◆ Goal ◆
Can you write out all the lines word for word, with no pictures?

◆ Collected material ◆
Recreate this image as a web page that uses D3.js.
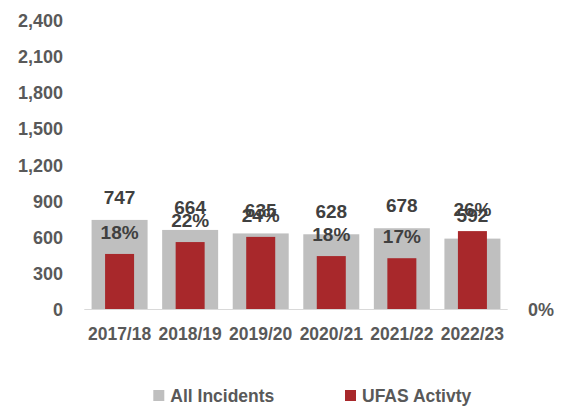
<!DOCTYPE html>
<html>
<head>
<script src="https://d3js.org/d3.v7.min.js"></script>
<style>
  body { margin: 0; background: #fff; }
  text { font-family: "Liberation Sans", Arial, sans-serif; font-weight: bold; }
</style>
</head>
<body>
<div id="chart"></div>
<script>
var years = ["2017/18", "2018/19", "2019/20", "2020/21", "2021/22", "2022/23"];
var allIncidents = [747, 664, 635, 628, 678, 592];
var ufasShare = [0.184, 0.223, 0.24, 0.177, 0.17, 0.259];
var leftTicks = [0, 300, 600, 900, 1200, 1500, 1800, 2100, 2400];

var width = 563, height = 407;
var svg = d3.select("#chart").append("svg")
    .attr("width", width)
    .attr("height", height);

var x = d3.scaleBand().domain(years).range([84.3, 507.7]).padding(0);
var y = d3.scaleLinear().domain([0, 2400]).range([310, 20.6]);
var y2 = d3.scaleLinear().domain([0, 0.95]).range([310, 20.6]);

var grayW = 56, redW = 29;

// left axis labels
svg.selectAll(".ytick")
    .data(leftTicks)
    .enter().append("text")
    .attr("x", 63)
    .attr("y", function(d) { return y(d); })
    .attr("dy", "0.35em")
    .attr("text-anchor", "end")
    .attr("font-size", "18px")
    .attr("fill", "#595959")
    .text(d3.format(","));

// right axis: only 0%
svg.append("text")
    .attr("x", 528)
    .attr("y", y2(0))
    .attr("dy", "0.35em")
    .attr("font-size", "18px")
    .attr("fill", "#595959")
    .text(d3.format(".0%")(0));

// gray bars
svg.selectAll(".all")
    .data(allIncidents)
    .enter().append("rect")
    .attr("x", function(d, i) { return x(years[i]) + x.bandwidth() / 2 - grayW / 2; })
    .attr("y", function(d) { return y(d); })
    .attr("width", grayW)
    .attr("height", function(d) { return y(0) - y(d); })
    .attr("fill", "#BFBFBF");

// red bars
svg.selectAll(".ufas")
    .data(ufasShare)
    .enter().append("rect")
    .attr("x", function(d, i) { return x(years[i]) + x.bandwidth() / 2 - redW / 2; })
    .attr("y", function(d) { return y2(d); })
    .attr("width", redW)
    .attr("height", function(d) { return y2(0) - y2(d); })
    .attr("fill", "#A8282B");

// baseline
svg.append("line")
    .attr("x1", 84.3).attr("x2", 507.7)
    .attr("y1", 309.5).attr("y2", 309.5)
    .attr("stroke", "#D9D9D9")
    .attr("stroke-width", 1);

// x labels
svg.selectAll(".xlab")
    .data(years)
    .enter().append("text")
    .attr("x", function(d) { return x(d) + x.bandwidth() / 2; })
    .attr("y", 333.5)
    .attr("dy", "0.35em")
    .attr("text-anchor", "middle")
    .attr("font-size", "17.5px")
    .attr("fill", "#595959")
    .text(function(d) { return d; });

// value labels
svg.selectAll(".alllab")
    .data(allIncidents)
    .enter().append("text")
    .attr("x", function(d, i) { return x(years[i]) + x.bandwidth() / 2; })
    .attr("y", function(d) { return y(d) - 23; })
    .attr("dy", "0.35em")
    .attr("text-anchor", "middle")
    .attr("font-size", "19px")
    .attr("fill", "#404040")
    .text(function(d) { return d; });

svg.selectAll(".ufaslab")
    .data(ufasShare)
    .enter().append("text")
    .attr("x", function(d, i) { return x(years[i]) + x.bandwidth() / 2; })
    .attr("y", function(d) { return y2(d) - 22; })
    .attr("dy", "0.35em")
    .attr("text-anchor", "middle")
    .attr("font-size", "19px")
    .attr("fill", "#404040")
    .text(function(d) { return d3.format(".0%")(d); });

// legend
var legend = [
    { name: "All Incidents", color: "#BFBFBF", x: 153.3 },
    { name: "UFAS Activty", color: "#A8282B", x: 345 }
];
var lg = svg.selectAll(".leg")
    .data(legend)
    .enter().append("g")
    .attr("transform", function(d) { return "translate(" + d.x + ",390)"; });
lg.append("rect")
    .attr("width", 11).attr("height", 11)
    .attr("fill", function(d) { return d.color; });
lg.append("text")
    .attr("x", 17)
    .attr("y", 5.5)
    .attr("dy", "0.35em")
    .attr("font-size", "17.5px")
    .attr("fill", "#595959")
    .text(function(d) { return d.name; });
</script>
</body>
</html>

◆ Solution to the problem ◆
Recreate this image as a web page that uses D3.js.
<!DOCTYPE html>
<html>
<head>
<script src="https://d3js.org/d3.v7.min.js"></script>
<style>
  body { margin: 0; background: #fff; }
  text { font-family: "Liberation Sans", Arial, sans-serif; font-weight: bold; }
</style>
</head>
<body>
<div id="chart"></div>
<script>
var years = ["2017/18", "2018/19", "2019/20", "2020/21", "2021/22", "2022/23"];
var allIncidents = [747, 664, 635, 628, 678, 592];
var ufasShare = [0.184, 0.223, 0.24, 0.177, 0.17, 0.259];
var leftTicks = [0, 300, 600, 900, 1200, 1500, 1800, 2100, 2400];

var width = 563, height = 407;
var svg = d3.select("#chart").append("svg")
    .attr("width", width)
    .attr("height", height);

var x = d3.scaleBand().domain(years).range([84.3, 507.7]).padding(0);
var y = d3.scaleLinear().domain([0, 2400]).range([310, 20.6]);
var y2 = d3.scaleLinear().domain([0, 0.95]).range([310, 20.6]);

var grayW = 56, redW = 29;

// left axis labels
svg.selectAll(".ytick")
    .data(leftTicks)
    .enter().append("text")
    .attr("x", 63)
    .attr("y", function(d) { return y(d); })
    .attr("dy", "0.35em")
    .attr("text-anchor", "end")
    .attr("font-size", "18px")
    .attr("fill", "#595959")
    .text(d3.format(","));

// right axis: only 0%
svg.append("text")
    .attr("x", 528)
    .attr("y", y2(0))
    .attr("dy", "0.35em")
    .attr("font-size", "18px")
    .attr("fill", "#595959")
    .text(d3.format(".0%")(0));

// gray bars
svg.selectAll(".all")
    .data(allIncidents)
    .enter().append("rect")
    .attr("x", function(d, i) { return x(years[i]) + x.bandwidth() / 2 - grayW / 2; })
    .attr("y", function(d) { return y(d); })
    .attr("width", grayW)
    .attr("height", function(d) { return y(0) - y(d); })
    .attr("fill", "#BFBFBF");

// red bars
svg.selectAll(".ufas")
    .data(ufasShare)
    .enter().append("rect")
    .attr("x", function(d, i) { return x(years[i]) + x.bandwidth() / 2 - redW / 2; })
    .attr("y", function(d) { return y2(d); })
    .attr("width", redW)
    .attr("height", function(d) { return y2(0) - y2(d); })
    .attr("fill", "#A8282B");

// baseline
svg.append("line")
    .attr("x1", 84.3).attr("x2", 507.7)
    .attr("y1", 309.5).attr("y2", 309.5)
    .attr("stroke", "#D9D9D9")
    .attr("stroke-width", 1);

// x labels
svg.selectAll(".xlab")
    .data(years)
    .enter().append("text")
    .attr("x", function(d) { return x(d) + x.bandwidth() / 2; })
    .attr("y", 333.5)
    .attr("dy", "0.35em")
    .attr("text-anchor", "middle")
    .attr("font-size", "17.5px")
    .attr("fill", "#595959")
    .text(function(d) { return d; });

// value labels
svg.selectAll(".alllab")
    .data(allIncidents)
    .enter().append("text")
    .attr("x", function(d, i) { return x(years[i]) + x.bandwidth() / 2; })
    .attr("y", function(d) { return y(d) - 23; })
    .attr("dy", "0.35em")
    .attr("text-anchor", "middle")
    .attr("font-size", "19px")
    .attr("fill", "#404040")
    .text(function(d) { return d; });

svg.selectAll(".ufaslab")
    .data(ufasShare)
    .enter().append("text")
    .attr("x", function(d, i) { return x(years[i]) + x.bandwidth() / 2; })
    .attr("y", function(d) { return y2(d) - 22; })
    .attr("dy", "0.35em")
    .attr("text-anchor", "middle")
    .attr("font-size", "19px")
    .attr("fill", "#404040")
    .text(function(d) { return d3.format(".0%")(d); });

// legend
var legend = [
    { name: "All Incidents", color: "#BFBFBF", x: 153.3 },
    { name: "UFAS Activty", color: "#A8282B", x: 345 }
];
var lg = svg.selectAll(".leg")
    .data(legend)
    .enter().append("g")
    .attr("transform", function(d) { return "translate(" + d.x + ",390)"; });
lg.append("rect")
    .attr("width", 11).attr("height", 11)
    .attr("fill", function(d) { return d.color; });
lg.append("text")
    .attr("x", 17)
    .attr("y", 5.5)
    .attr("dy", "0.35em")
    .attr("font-size", "17.5px")
    .attr("fill", "#595959")
    .text(function(d) { return d.name; });
</script>
</body>
</html>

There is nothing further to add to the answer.